Blackwave received multiple term sheets while raising the Series B round, which came at an increase in valuation to that of the Series A, said Robert Rizika, Blackwave's president and chief executive officer. He expects the current funds to last the company until the end of 2009. By then, Rizika hopes revenues will be strong enough to have the company  break even. "It'd be great if [this round] takes us the whole way," he said.

The Blackwave family of products are designed to increase the effectiveness of the infrastructure equipment used to serve and store Internet video.

"We deliver 10 times the streams people can currently get out a rack," Rizika said. "A normal rack can handle 2,000 simultaneous video streams. We can get 20,000 streams out of that same-size rack, so instead of buying 10 racks you can buy one rack."

This type of cost saving for customers proved a draw for the company's venture capitalists.
"Internet content providers are looking for cost-effective ways to increase performance and reduce costs in storing and delivering ever greater amounts of video," said Jonathan Seelig, managing director, Globespan Capital Partners, in a statement. "In our view, many content providers will gravitate to Blackwave's solution because of its clear benefits for capital and operational cost reduction and improved quality-of-service delivery to end-viewers."

Rizika said Blackwave will target media companies that want to build their own infrastructure for video delivery, as well as content producers that need a media storage and delivery solution for content delivery networks such as Limelight Networks Inc. or Akamai Technologies Inc.

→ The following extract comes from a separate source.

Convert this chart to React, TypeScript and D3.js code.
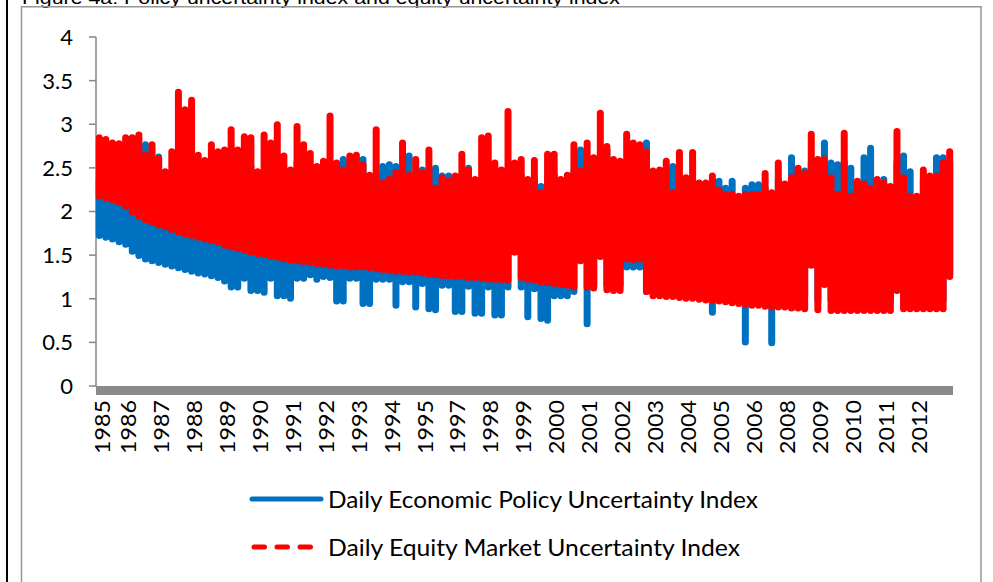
import React from "react";
import * as d3 from "d3";

const yearLabels = ["1985","1986","1987","1988","1989","1990","1991","1992","1993","1994","1995","1997","1998","1999","2000","2001","2002","2003","2004","2005","2006","2008","2009","2010","2011","2012"];
const yTicks = [0, 0.5, 1, 1.5, 2, 2.5, 3, 3.5, 4];
const seriesNames = ["Daily Economic Policy Uncertainty Index", "Daily Equity Market Uncertainty Index"];

// Each sample covers one fifth of a label interval; high / low of the daily values in that slice.
const equityHigh = [
  2.88, 2.86, 2.82, 2.81, 2.88, 2.88, 2.91, 2.68, 2.80, 2.64,
  2.49, 2.72, 3.40, 3.20, 3.31, 2.68, 2.62, 2.80, 2.72, 2.74,
  2.97, 2.74, 2.89, 2.88, 2.49, 2.91, 2.82, 3.03, 2.67, 2.51,
  3.01, 2.80, 2.70, 2.55, 2.61, 3.13, 2.59, 2.51, 2.67, 2.68,
  2.57, 2.45, 2.97, 2.36, 2.40, 2.48, 2.82, 2.45, 2.63, 2.48,
  2.74, 2.30, 2.42, 2.38, 2.44, 2.69, 2.51, 2.40, 2.88, 2.90,
  2.59, 2.51, 3.18, 2.59, 2.63, 2.40, 2.62, 2.25, 2.69, 2.69,
  2.40, 2.45, 2.80, 2.50, 2.82, 2.65, 3.16, 2.78, 2.63, 2.61,
  2.92, 2.82, 2.80, 2.72, 2.50, 2.51, 2.61, 2.25, 2.71, 2.42,
  2.71, 2.36, 2.36, 2.44, 2.28, 2.23, 2.23, 2.21, 2.23, 2.23,
  2.23, 2.47, 2.25, 2.59, 2.35, 2.42, 2.53, 2.47, 2.92, 2.63,
  2.63, 2.42, 2.23, 2.93, 2.21, 2.38, 2.35, 2.30, 2.40, 2.36,
  2.32, 2.95, 2.42, 2.21, 2.21, 2.51, 2.44, 2.44, 2.59, 2.72,
];
const equityLow = [
  2.14, 2.12, 2.10, 2.07, 2.03, 1.96, 1.91, 1.87, 1.84, 1.81,
  1.79, 1.76, 1.73, 1.71, 1.69, 1.67, 1.65, 1.63, 1.61, 1.58,
  1.56, 1.54, 1.52, 1.50, 1.48, 1.47, 1.45, 1.44, 1.42, 1.41,
  1.40, 1.39, 1.38, 1.37, 1.36, 1.35, 1.34, 1.34, 1.33, 1.33,
  1.33, 1.32, 1.31, 1.30, 1.29, 1.28, 1.28, 1.27, 1.27, 1.26,
  1.25, 1.24, 1.23, 1.23, 1.22, 1.22, 1.21, 1.21, 1.20, 1.19,
  1.19, 1.18, 1.18, 1.50, 1.21, 1.19, 1.18, 1.16, 1.15, 1.14,
  1.13, 1.12, 1.10, 1.40, 1.10, 1.09, 1.45, 1.07, 1.06, 1.06,
  1.42, 1.41, 1.42, 1.05, 1.00, 1.00, 0.99, 0.99, 0.98, 0.97,
  0.97, 0.96, 0.95, 0.95, 0.94, 0.93, 0.92, 0.91, 0.90, 0.89,
  0.89, 0.88, 0.87, 0.87, 0.87, 0.86, 0.86, 0.85, 1.35, 0.84,
  1.13, 0.83, 0.83, 0.83, 0.83, 0.83, 0.83, 0.83, 0.83, 0.83,
  0.83, 1.06, 0.85, 0.85, 0.85, 0.85, 0.85, 0.85, 0.85, 1.22,
];
const policyHigh = [
  2.40, 2.65, 2.55, 2.50, 2.77, 2.60, 2.55, 2.80, 2.60, 2.66,
  2.40, 2.45, 2.50, 2.45, 2.45, 2.55, 2.50, 2.55, 2.40, 2.50,
  2.55, 2.50, 2.60, 2.55, 2.45, 2.50, 2.60, 2.55, 2.50, 2.45,
  2.60, 2.55, 2.50, 2.40, 2.55, 2.60, 2.50, 2.63, 2.60, 2.55,
  2.63, 2.40, 2.45, 2.55, 2.57, 2.55, 2.45, 2.67, 2.40, 2.51,
  2.45, 2.53, 2.44, 2.44, 2.40, 2.45, 2.53, 2.36, 2.40, 2.45,
  2.40, 2.45, 2.50, 2.40, 2.45, 2.35, 2.40, 2.32, 2.40, 2.45,
  2.30, 2.40, 2.50, 2.74, 2.50, 2.55, 2.60, 2.74, 2.51, 2.50,
  2.60, 2.55, 2.60, 2.82, 2.45, 2.40, 2.50, 2.55, 2.40, 2.35,
  2.40, 2.30, 2.30, 2.38, 2.38, 2.30, 2.38, 2.15, 2.30, 2.34,
  2.34, 2.30, 2.20, 2.40, 2.30, 2.65, 2.40, 2.50, 2.60, 2.55,
  2.82, 2.59, 2.57, 2.60, 2.53, 2.30, 2.65, 2.76, 2.30, 2.40,
  2.25, 2.60, 2.67, 2.49, 2.15, 2.40, 2.35, 2.65, 2.65, 2.60,
];
const policyLow = [
  1.69, 1.67, 1.65, 1.62, 1.59, 1.51, 1.46, 1.42, 1.40, 1.38,
  1.36, 1.34, 1.32, 1.30, 1.28, 1.26, 1.25, 1.23, 1.21, 1.17,
  1.10, 1.10, 1.20, 1.06, 1.06, 1.04, 1.20, 1.00, 1.00, 0.97,
  1.20, 1.20, 1.24, 1.19, 1.22, 1.21, 0.94, 0.94, 1.20, 1.20,
  0.91, 0.91, 1.19, 1.19, 1.19, 0.89, 1.16, 1.16, 0.87, 1.14,
  0.85, 0.84, 1.12, 1.12, 0.82, 0.82, 1.11, 0.80, 0.80, 1.10,
  0.78, 0.78, 1.10, 1.55, 1.10, 0.76, 1.08, 0.74, 0.72, 1.00,
  1.00, 1.00, 1.05, 1.45, 0.68, 1.12, 1.50, 1.12, 1.12, 1.12,
  1.33, 1.33, 1.33, 1.05, 1.05, 1.05, 1.05, 1.05, 1.05, 1.05,
  1.05, 1.05, 1.00, 0.81, 1.00, 1.00, 1.00, 1.00, 0.47, 1.00,
  1.00, 1.00, 0.46, 1.00, 1.00, 1.00, 1.00, 1.00, 1.40, 0.95,
  1.15, 0.95, 0.95, 0.95, 0.95, 0.95, 0.95, 0.95, 0.95, 0.95,
  0.95, 1.10, 0.95, 0.95, 0.95, 0.95, 0.95, 0.95, 0.95, 1.25,
];

const W = 993;
const H = 582;
const plot = { left: 96, right: 953, top: 37, bottom: 386 };
const SAMPLES_PER_LABEL = 5;
const STROKE = 7;
const FONT = "Lato, 'Open Sans', sans-serif";

const x = d3.scaleLinear().domain([0, yearLabels.length]).range([plot.left, plot.right]);
const y = d3.scaleLinear().domain([0, 4]).range([plot.bottom, plot.top]);

// one vertical stroke per slice, from its low to its high
function strokes(high: number[], low: number[]): string {
  const inset = STROKE / 2 - 0.5;
  const p = d3.path();
  high.forEach((h, k) => {
    const px = x((k + 0.5) / SAMPLES_PER_LABEL);
    let top = y(h) + inset;
    let bot = y(low[k]) - inset;
    if (top > bot) { const m = (top + bot) / 2; top = m; bot = m; }
    p.moveTo(px, bot);
    p.lineTo(px, top);
  });
  return p.toString();
}

export default function App() {
  const bluePath = strokes(policyHigh, policyLow);
  const redPath = strokes(equityHigh, equityLow);
  return (
    <div style={{ position: "absolute", left: 0, top: 0 }}>
      <svg width={W} height={H} style={{ display: "block", background: "#fff" }}>
        <line x1={7} y1={0} x2={7} y2={H} stroke="#000" strokeWidth={2} />
        <text x={22} y={4} fontFamily="'Liberation Sans', Arial, sans-serif" fontSize={18} fill="#000"
          textLength={598} lengthAdjust="spacingAndGlyphs">
          Figure 4a: Policy uncertainty index and equity uncertainty index
        </text>
        <rect x={21.5} y={6.75} width={959.5} height={620} fill="none" stroke="#969696" strokeWidth={1.5} />

        {/* y axis */}
        <line x1={plot.left} y1={plot.top} x2={plot.left} y2={plot.bottom} stroke="#868686" strokeWidth={1.5} />
        {yTicks.map((t) => (
          <g key={t}>
            <line x1={plot.left - 7} x2={plot.left} y1={y(t)} y2={y(t)} stroke="#868686" strokeWidth={1.5} />
            <text x={73} y={y(t)} dy="0.36em" textAnchor="end" fontFamily={FONT} fontSize={22} fill="#000">
              {String(t)}
            </text>
          </g>
        ))}

        {/* series */}
        <path d={bluePath} fill="none" stroke="#0070C0" strokeWidth={STROKE} strokeLinecap="round" />
        <path d={redPath} fill="none" stroke="#FF0000" strokeWidth={STROKE} strokeLinecap="round" />

        {/* x axis band */}
        <rect x={plot.left} y={plot.bottom} width={plot.right - plot.left} height={9} fill="#8a8a8a" />
        {yearLabels.map((lab, i) => {
          const cx = Math.max(x(i) - 1, 102);
          return (
            <text key={lab} transform={`translate(${cx},400) rotate(-90)`} dy="0.36em" textAnchor="end"
              fontFamily={FONT} fontSize={22} fill="#000" textLength={54} lengthAdjust="spacingAndGlyphs">
              {lab}
            </text>
          );
        })}

        {/* legend */}
        <line x1={252} x2={321} y1={499} y2={499} stroke="#0070C0" strokeWidth={5} strokeLinecap="round" />
        <text x={328} y={499} dy="0.36em" fontFamily={FONT} fontSize={24} fill="#000" textLength={430} lengthAdjust="spacingAndGlyphs">
          {seriesNames[0]}
        </text>
        <line x1={254} x2={313} y1={547} y2={547} stroke="#FF0000" strokeWidth={5} strokeLinecap="round" strokeDasharray="10.5 12.5" />
        <text x={328} y={547} dy="0.36em" fontFamily={FONT} fontSize={24} fill="#000" textLength={412} lengthAdjust="spacingAndGlyphs">
          {seriesNames[1]}
        </text>
      </svg>
    </div>
  );
}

"We're going to launch in the first quarter of next year and will announce our first customers at the beginning of Q2," Rizika said. "We have our first revenue customer now, but we're not announcing who they are. We're waiting to build up a group of them and then announce that."

Blackwave will use the round's proceeds "to build the engineering organization to complete the product," Rizika said. "We also going to hire a sales team to go to market." With about 40 current employees, Blackwave expects to double its head count in the next six months and get its technology available in the first quarter of 2008.